The following day, Andromache, Hector's wife, pleads with Hector not to go into battle. She's had portentous dreams that warn against his fighting. Cassandra arrives and warns him as well, and then Andromache sends her to fetch King Priam. Hector will not be dissuaded, however. When Troilus arrives, Hector tells him not to fight, but Troilus is likewise determined to go into battle and does not listen.
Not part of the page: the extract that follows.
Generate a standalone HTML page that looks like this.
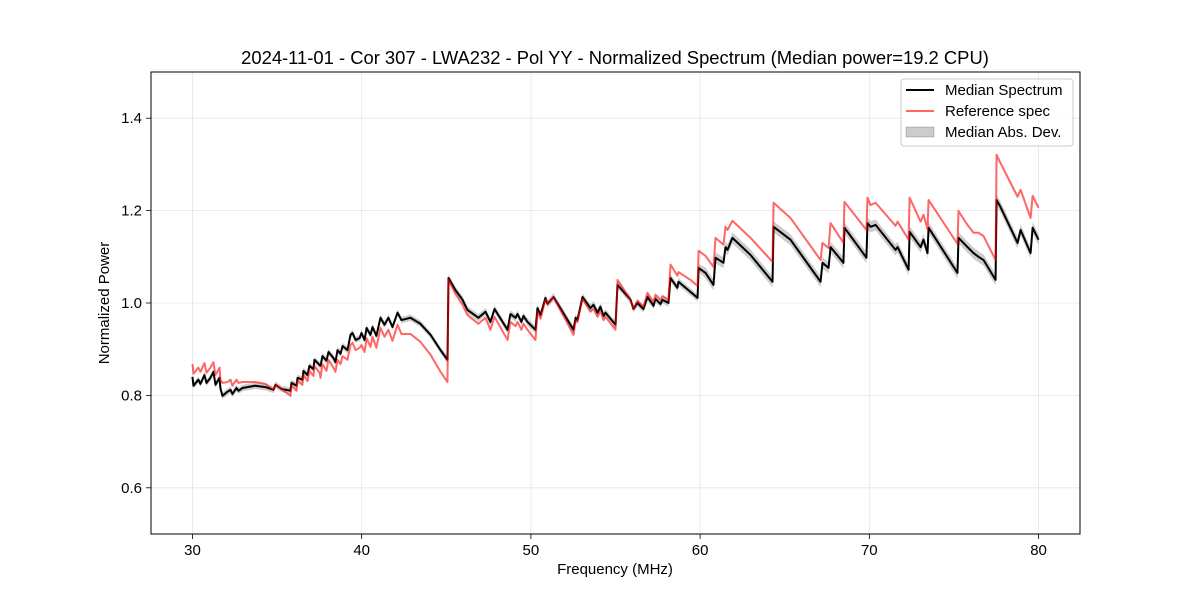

Cassandra returns with King Priam who also asks Hector not to fight—Andromache, Cassandra, Queen Hecuba, and he have all had ominous dreams. Hector once again refuses and they all leave, except Troilus. Pandarus arrives with a letter from Cressida. Troilus reads it, and then tears it up and leaves with Hector.

Analysis

The foreshadowing of Hector's death and the downfall of Troy is conveyed through Andromache, Cassandra, and Priam's dreams and visions. Shakespeare's audiences would know Achilles and Hector's fight will end in Hector's death, so this scene ramps up the tension in what has been an anticlimactic play so far. Shakespeare has to manufacture tension in different ways with an audience that is so familiar with the story. Sometimes it works, and other times it does not. Here, Hector ignores the warnings, a tragic flaw that the audience expects.

Troilus receives a letter from Cressida, though the audience never finds out what she wrote. Instead, he tears it up, noting while she may say sweet things, her words are simple lies. Her actions do not match her words in yet another development of the theme of appearance versus reality. He has learned he can no longer take what he sees at face value, and he tears up the letter. Cressida is dead to him, as is Pandarus who brought about their meeting.